Henkel: Gute Frage. Gemeinsame Werte muss man gemeinsam vertreten. Bei allen groβen Unterschieden zwischen der polnischen Partei Recht und Gerechtigkeit (PiS), den britischen Konservativen und der AfD, gibt es doch mehr was uns verbindet, als was uns teilt. Deswegen sollten wir im Europäischen Parlament gemeinsam auftreten. Es kann sein, dass unsere „Fraktion“ sich als die dritte Kraft im Europäischen Parlament, nach den Sozialisten und der Volkspartei, entpuppt. Das ist die Gelegenheit, gemeinsame Werte gemeinsam zu verteidigen.

Frage: Wie sehen Sie die Rolle der christlichen Kirchen in Europa?

Henkel: Christen dürfen nirgendwo in Europa diskriminiert werden.

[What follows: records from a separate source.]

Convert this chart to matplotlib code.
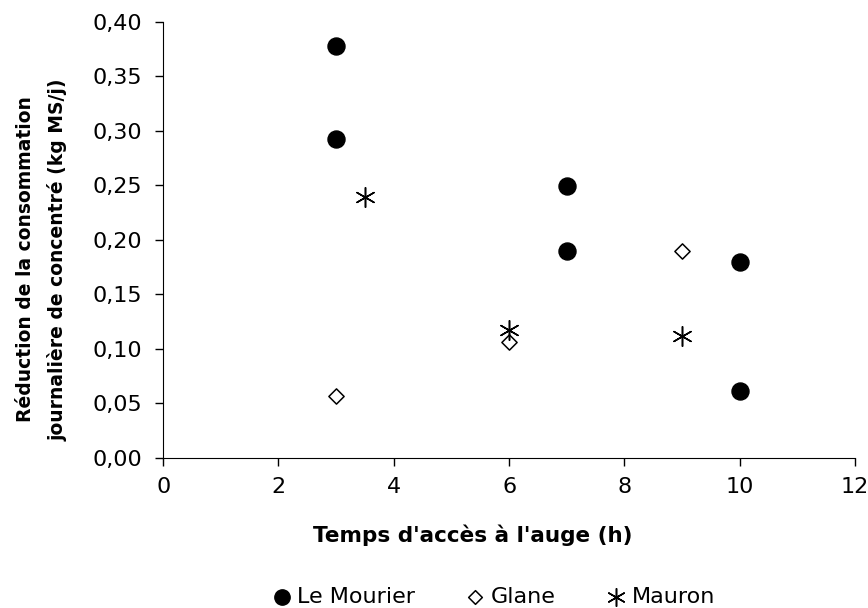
import matplotlib.pyplot as plt
from matplotlib.ticker import FuncFormatter

plt.rcParams['font.family'] = ['DejaVu Sans']

# Le Mourier
mourier_x = [3, 3, 7, 7, 10, 10]
mourier_y = [0.378, 0.293, 0.249, 0.190, 0.180, 0.061]
# Glane
glane_x = [3, 6, 9]
glane_y = [0.057, 0.106, 0.190]
# Mauron
mauron_x = [3.5, 6, 9]
mauron_y = [0.239, 0.117, 0.112]

fig = plt.figure(figsize=(8.68, 6.08), dpi=100)
ax = fig.add_axes([0.188, 0.247, 0.797, 0.717])

ax.scatter(mourier_x, mourier_y, marker='o', s=150, color='black', label='Le Mourier', zorder=3)
ax.scatter(glane_x, glane_y, marker='D', s=60, facecolors='white', edgecolors='black',
           linewidths=1.1, label='Glane', zorder=3)
ax.scatter(mauron_x, mauron_y, marker=(6, 2, 0), s=200, color='black', linewidths=1.1,
           label='Mauron', zorder=3)

ax.set_xlim(0, 12)
ax.set_ylim(0, 0.40)
ax.set_xticks(range(0, 13, 2))
ax.set_yticks([i * 0.05 for i in range(9)])
ax.yaxis.set_major_formatter(FuncFormatter(lambda v, p: f'{v:.2f}'.replace('.', ',')))
ax.spines['top'].set_visible(False)
ax.spines['right'].set_visible(False)
ax.tick_params(axis='both', labelsize=16, length=6, width=1, direction='out')
ax.tick_params(axis='x', pad=7.5)
ax.tick_params(axis='y', pad=9)

ax.set_xlabel("Temps d'accès à l'auge (h)", fontsize=15.5, fontweight='bold',
              labelpad=20, x=0.447)
ax.set_ylabel("Réduction de la consommation\njournalière de concentré (kg MS/j)",
              fontsize=13.5, fontweight='bold', labelpad=18, linespacing=1.8, y=0.455)

fig.legend(loc='center', bbox_to_anchor=(0.569, 0.018), ncol=3, frameon=False,
           fontsize=16, handlelength=0.8, handletextpad=0.3, columnspacing=2.3,
           markerscale=0.9)

plt.savefig('out.png')
plt.close()
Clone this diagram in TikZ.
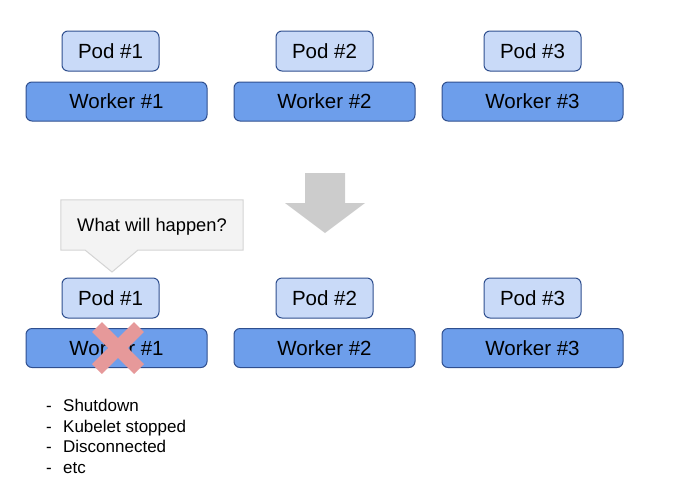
\documentclass[tikz,border=0pt]{standalone}
\usepackage{fontspec}
\setmainfont{Liberation Sans}
\usetikzlibrary{backgrounds}

\definecolor{podfill}{HTML}{C9DAF8}
\definecolor{workerfill}{HTML}{6D9EEB}
\definecolor{boxline}{HTML}{2F4F8F}
\definecolor{bubblefill}{HTML}{F3F3F3}
\definecolor{bubbleline}{HTML}{D4D4D4}
\definecolor{arrowgray}{HTML}{CCCCCC}
\definecolor{crossred}{HTML}{E6999A}

\tikzset{
  pod/.style={draw=boxline, fill=podfill, rounded corners=6pt,
    line width=1pt, minimum width=97pt, minimum height=40pt, inner sep=0pt,
    font=\fontsize{20.5}{24}\selectfont},
  worker/.style={draw=boxline, fill=workerfill, rounded corners=6pt,
    line width=1pt, minimum width=181pt, minimum height=39pt, inner sep=0pt,
    font=\fontsize{20.5}{24}\selectfont},
  cause/.style={anchor=base west, inner sep=0pt,
    font=\fontsize{17}{20}\selectfont}
}

\begin{document}
\begin{tikzpicture}[x=1pt,y=-1pt]
    \useasboundingbox (0,0) rectangle (700,501);

    % before / after rows
    \foreach \i/\px/\wx in {1/110.5/116.5, 2/324.5/324.5, 3/532.5/532.5} {
      \node[pod] (podA\i) at (\px,51) {Pod \#\i};
      \node[worker] (workerA\i) at (\wx,101.5) {Worker \#\i};
      \node[pod] (podB\i) at (\px,298) {Pod \#\i};
      \node[worker] (workerB\i) at (\wx,348) {Worker \#\i};
    }

    % big arrow
    \fill[arrowgray] (305,173) -- (345,173) -- (345,203) -- (365,203)
      -- (325,233) -- (285,203) -- (305,203) -- cycle;

    % speech bubble
    \node[minimum width=182pt, minimum height=50pt, inner sep=0pt,
      text depth=0pt, font=\fontsize{18.3}{22}\selectfont] (question)
      at (152,225) {What will happen?};
    \coordinate (tip) at (112,272);
    \begin{pgfonlayer}{background}
      \filldraw[fill=bubblefill, draw=bubbleline, line width=1pt]
        (question.north west) -- (question.north east)
        -- (question.south east) -- (138,250) -- (tip) -- (85,250)
        -- (question.south west) -- cycle;
    \end{pgfonlayer}

    % failed worker
    \draw[crossred, line width=14pt] (97,327) -- (139,369)
      (139,327) -- (97,369);

    % possible causes
    \foreach \t [count=\k] in {Shutdown, Kubelet stopped, Disconnected, etc}
      \node[cause] (cause\k) at (46,391.5+20.4*\k)
        {\makebox[17pt][l]{-}\t};
\end{tikzpicture}
\end{document}
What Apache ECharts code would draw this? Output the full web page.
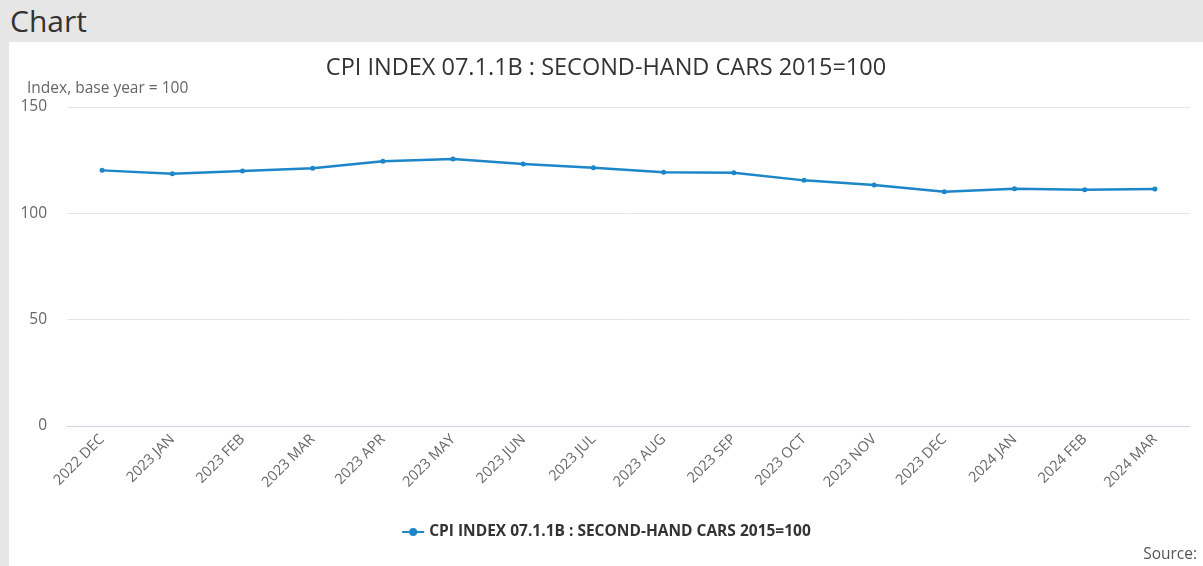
<!DOCTYPE html>
<html lang="en">
  <head>
    <meta charset="UTF-8" />
    <title>Chart</title>
    <script src="https://cdn.jsdelivr.net/npm/echarts@6/dist/echarts.min.js"></script>
  </head>
  <style>
    body,
    html {
      margin: 0;
      padding: 0;
      width: 1203px;
      height: 566px;
      overflow: hidden;
      background: #e6e6e6;
      font-family: "Open Sans", sans-serif;
    }
    #head {
      position: absolute;
      left: 10px;
      top: 0;
      height: 42px;
      line-height: 42px;
      font-size: 30px;
      color: #333;
    }
    #panel {
      position: absolute;
      left: 9px;
      top: 42px;
      width: 1194px;
      height: 524px;
      background: #fff;
    }
  </style>

  <body>
    <div id="head">Chart</div>
    <div id="panel"><div id="chart" style="width:100%;height:100%"></div></div>
  </body>
  <script>
    var months = [
      "2022 DEC", "2023 JAN", "2023 FEB", "2023 MAR", "2023 APR", "2023 MAY",
      "2023 JUN", "2023 JUL", "2023 AUG", "2023 SEP", "2023 OCT", "2023 NOV",
      "2023 DEC", "2024 JAN", "2024 FEB", "2024 MAR"
    ];
    var cpiValues = [
      120.2, 118.6, 119.9, 121.2, 124.5, 125.5, 123.2, 121.4,
      119.3, 119.1, 115.5, 113.3, 110.1, 111.6, 111.1, 111.4
    ];
    var seriesName = "CPI INDEX 07.1.1B : SECOND-HAND CARS 2015=100";
    var yTicks = { min: 0, max: 150, interval: 50 };

    var font = "Open Sans";
    var lineColor = "#1c86c8";

    var option = {
      animation: false,
      textStyle: { fontFamily: font },
      title: [
        {
          text: seriesName,
          left: "center",
          top: 9,
          textStyle: { fontSize: 23.5, fontWeight: "normal", color: "#333" }
        },
        {
          text: "Index, base year = 100",
          left: 13,
          top: 34,
          textStyle: { fontSize: 15.5, fontWeight: "normal", color: "#666" }
        },
        {
          text: "Source:",
          right: 1,
          bottom: -2,
          textStyle: { fontSize: 15.5, fontWeight: "normal", color: "#555" }
        }
      ],
      legend: {
        bottom: 21,
        left: "center",
        itemWidth: 22,
        itemHeight: 10,
        data: [seriesName],
        textStyle: { fontSize: 15.5, fontWeight: "bold", color: "#333" }
      },
      grid: { left: 58, right: 13, top: 65, bottom: 140 },
      xAxis: {
        type: "category",
        data: months,
        boundaryGap: true,
        axisLine: { lineStyle: { color: "#ccd6eb" } },
        axisTick: { alignWithLabel: true, length: 10, lineStyle: { color: "#ccd6eb" } },
        axisLabel: { rotate: 45, margin: 11, fontSize: 14.5, color: "#666" }
      },
      yAxis: {
        type: "value",
        min: yTicks.min,
        max: yTicks.max,
        interval: yTicks.interval,
        axisLine: { show: false },
        axisTick: { show: false },
        axisLabel: { margin: 20, fontSize: 15.5, color: "#666" },
        splitLine: { lineStyle: { color: "#e6e6e6" } }
      },
      series: [
        {
          name: seriesName,
          type: "line",
          data: cpiValues,
          symbol: "circle",
          symbolSize: 5,
          color: lineColor,
          lineStyle: { width: 2.5, color: lineColor },
          itemStyle: { color: lineColor }
        }
      ]
    };

    var chart = echarts.init(document.querySelector("#chart"));
    chart.setOption(option);
  </script>
</html>
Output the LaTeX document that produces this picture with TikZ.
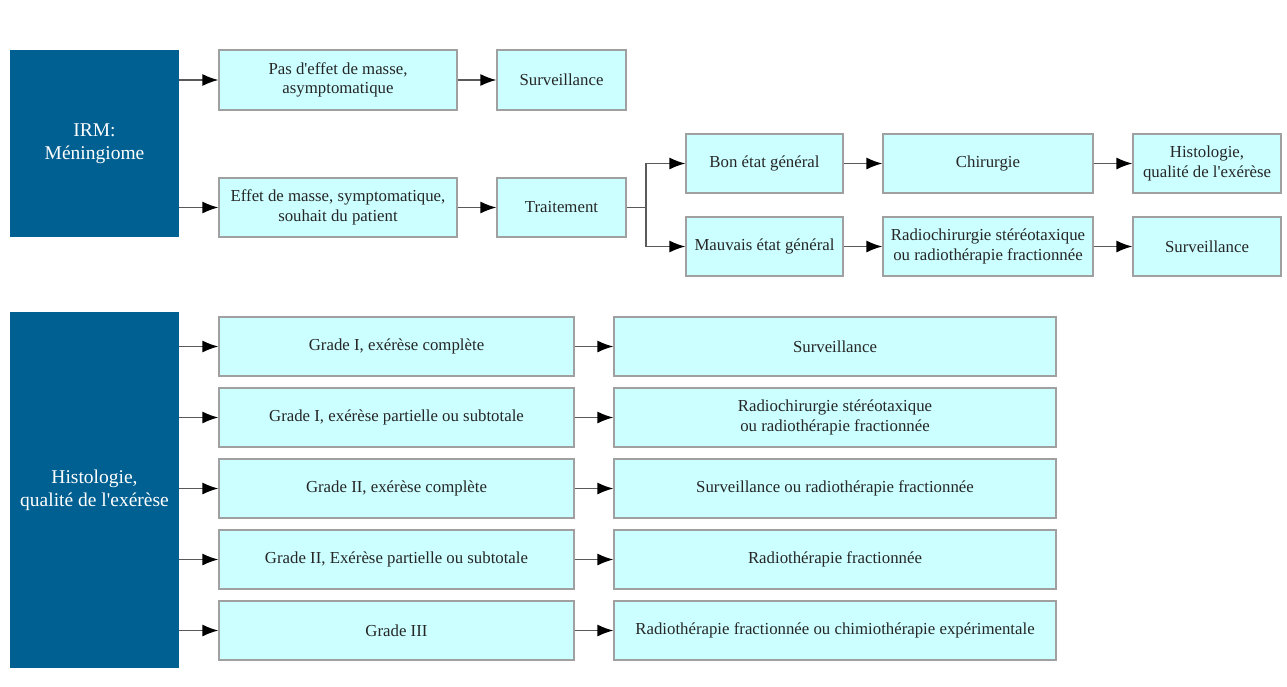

Christliche Werte gehören zu Europa. Das bedeutet selbstverständlich auch, dass andere Religionen toleriert werden müssen, so lange wie sie die Regeln der Allgemeinen Erklärung der Menschenrechte befolgen.

Anmerkung RdP:

*  Am 18. Juni 1887 schloss der deutsche Reichskanzler Otto von Bismarck mit Russland ein geheimes Neutralitätsabkommen . Deutschland versprach stillzuhalten, sollte Österreich-Ungarn einen Krieg gegen Russland beginnen, und gewährte Russland freie Hand in seinem Streben Bulgarien und die Meerenge im Bosporus unter seine Kontrolle zu bringen. Im Gegenzug verpflichtete sich Russland militärisch nicht an die Seite Frankreichs zu treten, sollte Frankreich Deutschland überfallen. Der Vertrag lief 1890 aus und wurde nicht verlängert.